Reducing the burden and expanding control
To avoid paralyzing the operations of legal services, the regulator has provided a delegation mechanism. Crypto companies will be able to transfer identification functions to commercial banks and professional securities market participants. This will reduce the operational burden but, at the same time, integrate crypto exchanges into the traditional financial infrastructure with its total monitoring.
In parallel, the list of transactions subject to mandatory control is being expanded. Five new types of transactions related to cryptocurrency will be added. Currently, transactions with digital financial assets amounting to 1 million rubles or more are already subject to control. Banks and depositories will have the right to block suspicious transfers.

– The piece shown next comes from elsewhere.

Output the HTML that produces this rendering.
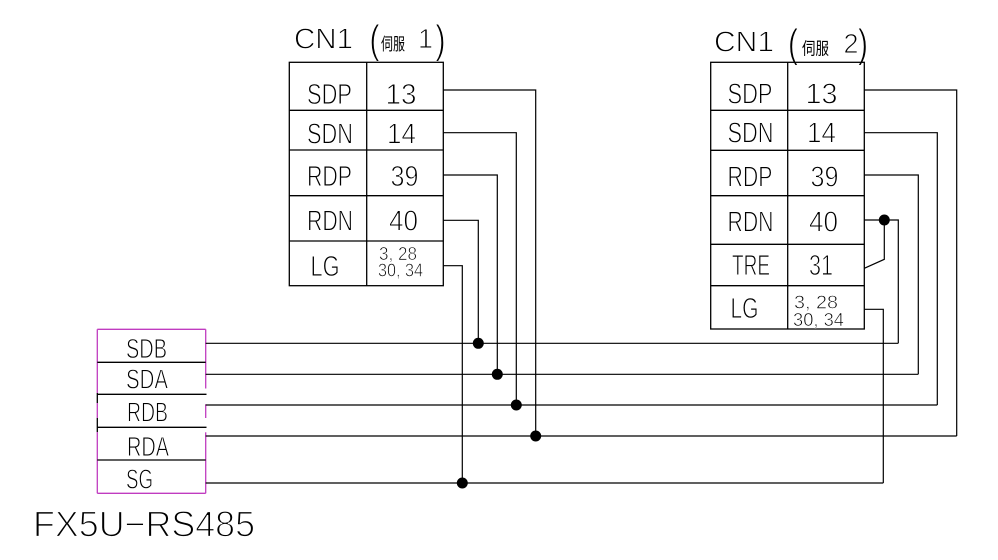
<!DOCTYPE html>
<html><head><meta charset="utf-8"><style>
html,body{margin:0;padding:0;background:#fff;}
svg{display:block;}
text{font-family:"Liberation Sans","Noto Sans CJK SC",sans-serif;fill:#000;}
.cjk{font-family:"Noto Sans CJK SC","WenQuanYi Zen Hei",sans-serif;}
.t{stroke:#fff;stroke-width:0.9px;}
.t2{stroke:#fff;stroke-width:0.6px;}
</style></head><body>
<svg width="998" height="560" viewBox="0 0 998 560" xmlns="http://www.w3.org/2000/svg">
<rect x="0" y="0" width="998" height="560" fill="#fff"/>

<!-- Titles servo 1 -->
<text class="t" x="294" y="48.5" font-size="29" textLength="59" lengthAdjust="spacingAndGlyphs">CN1</text>
<text class="t" x="369.5" y="53" font-size="40" textLength="10" lengthAdjust="spacingAndGlyphs">(</text>
<text class="cjk" x="381" y="50" font-size="17" textLength="24" lengthAdjust="spacingAndGlyphs">伺服</text>
<text class="t" x="418" y="48" font-size="28" textLength="15" lengthAdjust="spacingAndGlyphs">1</text>
<text class="t" x="435.5" y="53" font-size="40" textLength="10" lengthAdjust="spacingAndGlyphs">)</text>

<!-- Titles servo 2 -->
<text class="t" x="714" y="51.5" font-size="29" textLength="60" lengthAdjust="spacingAndGlyphs">CN1</text>
<text class="t" x="788" y="57" font-size="40" textLength="10" lengthAdjust="spacingAndGlyphs">(</text>
<text class="cjk" x="802" y="54.5" font-size="17" textLength="27" lengthAdjust="spacingAndGlyphs">伺服</text>
<text class="t" x="843.5" y="53" font-size="28" textLength="15" lengthAdjust="spacingAndGlyphs">2</text>
<text class="t" x="858" y="57" font-size="40" textLength="10" lengthAdjust="spacingAndGlyphs">)</text>

<g stroke="#000" stroke-width="1.3" fill="none">
<rect x="289.3" y="62.3" width="154" height="223.4"/>
<line x1="366.7" y1="62.3" x2="366.7" y2="285.7"/>
<line x1="289.3" y1="110.3" x2="443.3" y2="110.3"/>
<line x1="289.3" y1="150" x2="443.3" y2="150"/>
<line x1="289.3" y1="195.7" x2="443.3" y2="195.7"/>
<line x1="289.3" y1="241" x2="443.3" y2="241"/>
<rect x="710.7" y="62.3" width="153.6" height="266.7"/>
<line x1="787.7" y1="62.3" x2="787.7" y2="329"/>
<line x1="710.7" y1="110.3" x2="864.3" y2="110.3"/>
<line x1="710.7" y1="150.3" x2="864.3" y2="150.3"/>
<line x1="710.7" y1="195.7" x2="864.3" y2="195.7"/>
<line x1="710.7" y1="244.3" x2="864.3" y2="244.3"/>
<line x1="710.7" y1="285.7" x2="864.3" y2="285.7"/>
</g>

<text class="t" x="307" y="104" font-size="29" textLength="45" lengthAdjust="spacingAndGlyphs">SDP</text>
<text class="t" x="385.5" y="104" font-size="29" textLength="31" lengthAdjust="spacingAndGlyphs">13</text>
<text class="t" x="307" y="143.3" font-size="29" textLength="46" lengthAdjust="spacingAndGlyphs">SDN</text>
<text class="t" x="387" y="143.3" font-size="29" textLength="29" lengthAdjust="spacingAndGlyphs">14</text>
<text class="t" x="307" y="186" font-size="29" textLength="45" lengthAdjust="spacingAndGlyphs">RDP</text>
<text class="t" x="390.5" y="186" font-size="29" textLength="28" lengthAdjust="spacingAndGlyphs">39</text>
<text class="t" x="307" y="230.7" font-size="29" textLength="46" lengthAdjust="spacingAndGlyphs">RDN</text>
<text class="t" x="389" y="230.7" font-size="29" textLength="29" lengthAdjust="spacingAndGlyphs">40</text>
<text class="t" x="310.5" y="276" font-size="29" textLength="29" lengthAdjust="spacingAndGlyphs">LG</text>
<text class="t2" x="379" y="260" font-size="18" textLength="38" lengthAdjust="spacingAndGlyphs">3, 28</text>
<text class="t2" x="378" y="276.7" font-size="18" textLength="45" lengthAdjust="spacingAndGlyphs">30, 34</text>

<text class="t" x="727.5" y="103.3" font-size="29" textLength="45" lengthAdjust="spacingAndGlyphs">SDP</text>
<text class="t" x="805.5" y="103.3" font-size="29" textLength="32" lengthAdjust="spacingAndGlyphs">13</text>
<text class="t" x="727.5" y="142.7" font-size="29" textLength="46" lengthAdjust="spacingAndGlyphs">SDN</text>
<text class="t" x="807" y="142.7" font-size="29" textLength="29" lengthAdjust="spacingAndGlyphs">14</text>
<text class="t" x="727.5" y="186.7" font-size="29" textLength="45" lengthAdjust="spacingAndGlyphs">RDP</text>
<text class="t" x="810.5" y="186.7" font-size="29" textLength="28" lengthAdjust="spacingAndGlyphs">39</text>
<text class="t" x="727.5" y="231.7" font-size="29" textLength="46" lengthAdjust="spacingAndGlyphs">RDN</text>
<text class="t" x="809" y="231.7" font-size="29" textLength="29" lengthAdjust="spacingAndGlyphs">40</text>
<text class="t" x="732" y="275" font-size="29" textLength="38" lengthAdjust="spacingAndGlyphs">TRE</text>
<text class="t" x="809" y="275" font-size="29" textLength="24" lengthAdjust="spacingAndGlyphs">31</text>
<text class="t" x="730.5" y="318" font-size="29" textLength="28" lengthAdjust="spacingAndGlyphs">LG</text>
<text class="t2" x="794" y="308.5" font-size="18" textLength="44" lengthAdjust="spacingAndGlyphs">3, 28</text>
<text class="t2" x="793" y="326" font-size="18" textLength="51" lengthAdjust="spacingAndGlyphs">30, 34</text>

<g stroke-width="1.3" fill="none">
<line x1="97.3" y1="329.3" x2="205.7" y2="329.3" stroke="#c03cc0"/>
<line x1="97.3" y1="493.3" x2="205.7" y2="493.3" stroke="#c03cc0"/>
<line x1="97.3" y1="329.3" x2="97.3" y2="393" stroke="#c03cc0"/>
<line x1="97.3" y1="393" x2="97.3" y2="403" stroke="#000"/>
<line x1="97.3" y1="403" x2="97.3" y2="418" stroke="#c03cc0"/>
<line x1="97.3" y1="418" x2="97.3" y2="432" stroke="#000"/>
<line x1="97.3" y1="432" x2="97.3" y2="493.3" stroke="#c03cc0"/>
<line x1="205.7" y1="329.3" x2="205.7" y2="388.5" stroke="#c03cc0"/>
<line x1="205.7" y1="404.3" x2="205.7" y2="418" stroke="#c03cc0"/>
<line x1="205.7" y1="432.3" x2="205.7" y2="493.3" stroke="#c03cc0"/>
<line x1="97.3" y1="362.3" x2="205.7" y2="362.3" stroke="#000"/>
<line x1="97.3" y1="394.3" x2="206.5" y2="394.3" stroke="#000"/>
<line x1="97.3" y1="427.3" x2="206.5" y2="427.3" stroke="#000"/>
<line x1="97.3" y1="460" x2="205.7" y2="460" stroke="#000"/>
</g>
<text class="t" x="126" y="358" font-size="27.5" textLength="41" lengthAdjust="spacingAndGlyphs">SDB</text>
<text class="t" x="126" y="388.7" font-size="27.5" textLength="42" lengthAdjust="spacingAndGlyphs">SDA</text>
<text class="t" x="127" y="421.3" font-size="27.5" textLength="41" lengthAdjust="spacingAndGlyphs">RDB</text>
<text class="t" x="127" y="456" font-size="27.5" textLength="42" lengthAdjust="spacingAndGlyphs">RDA</text>
<text class="t" x="126" y="488.7" font-size="27.5" textLength="27" lengthAdjust="spacingAndGlyphs">SG</text>

<text class="t" x="33" y="536.7" font-size="36.5" textLength="222" lengthAdjust="spacingAndGlyphs" style="stroke-width:1.3px">FX5U−RS485</text>

<g stroke="#000" stroke-width="1.2" fill="none">
<polyline points="443.3,90 535.7,90 535.7,436"/>
<polyline points="443.3,132.7 516.3,132.7 516.3,405"/>
<polyline points="443.3,175 497.3,175 497.3,374"/>
<polyline points="443.3,220.3 478.3,220.3 478.3,343.3"/>
<polyline points="443.3,265.7 462.3,265.7 462.3,483"/>
<polyline points="864.3,90 956.7,90 956.7,436"/>
<polyline points="864.3,132.7 937.3,132.7 937.3,405"/>
<polyline points="864.3,175 918.3,175 918.3,374.3"/>
<polyline points="864.3,220 898.3,220 898.3,343.3"/>
<polyline points="864.3,268.3 884.3,259.3 884.3,220"/>
<polyline points="864.3,309.3 883.3,309.3 883.3,483"/>
<line x1="205.7" y1="343.3" x2="898.3" y2="343.3"/>
<line x1="205.7" y1="374.3" x2="918.3" y2="374.3"/>
<line x1="205.7" y1="405" x2="937.3" y2="405"/>
<line x1="205.7" y1="436" x2="956.7" y2="436"/>
<line x1="205.7" y1="483" x2="883.3" y2="483"/>
</g>

<g fill="#000">
<circle cx="478.3" cy="343.3" r="5.5"/>
<circle cx="497.3" cy="374.3" r="5.5"/>
<circle cx="516.3" cy="405" r="5.5"/>
<circle cx="535.7" cy="436" r="5.5"/>
<circle cx="462.3" cy="483" r="5.5"/>
<circle cx="884.3" cy="220" r="5.5"/>
</g>
</svg>
</body></html>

Travel Rule and "decriminalization" of the market
The most significant innovation is the introduction of the Travel Rule for crypto transactions. Now, every transfer must be accompanied by end-to-end information about the sender and recipient. Similar requirements are already in effect in the European Union and most FATF jurisdictions. This completely eliminates the possibility of anonymous transfers, even if they pass through multiple wallets.
According to Korchagina, the goal of these measures is to "decriminalize" the cryptocurrency market. However, in my opinion, this is more of an attempt to force the industry into the Procrustean bed of traditional financial oversight. The real effectiveness will depend on how quickly and efficiently the infrastructure begins to operate.
The innovations will only come into force after the adoption of the bill "On Digital Currency and Digital Rights," which has so far only passed its first reading. However, the trend is clear: Russia, fearing being placed on the FATF "grey list," is betting on total control rather than stimulating innovation.
My expert opinion: The Russian crypto market is entering an era of total surveillance. For bona fide participants, this means increased compliance costs, but also greater trust from traditional financial institutions. For those who counted on anonymity, the game is over. The only question is how effectively the regulator will be able to track transactions in decentralized networks, where full transparency is technically impossible to ensure.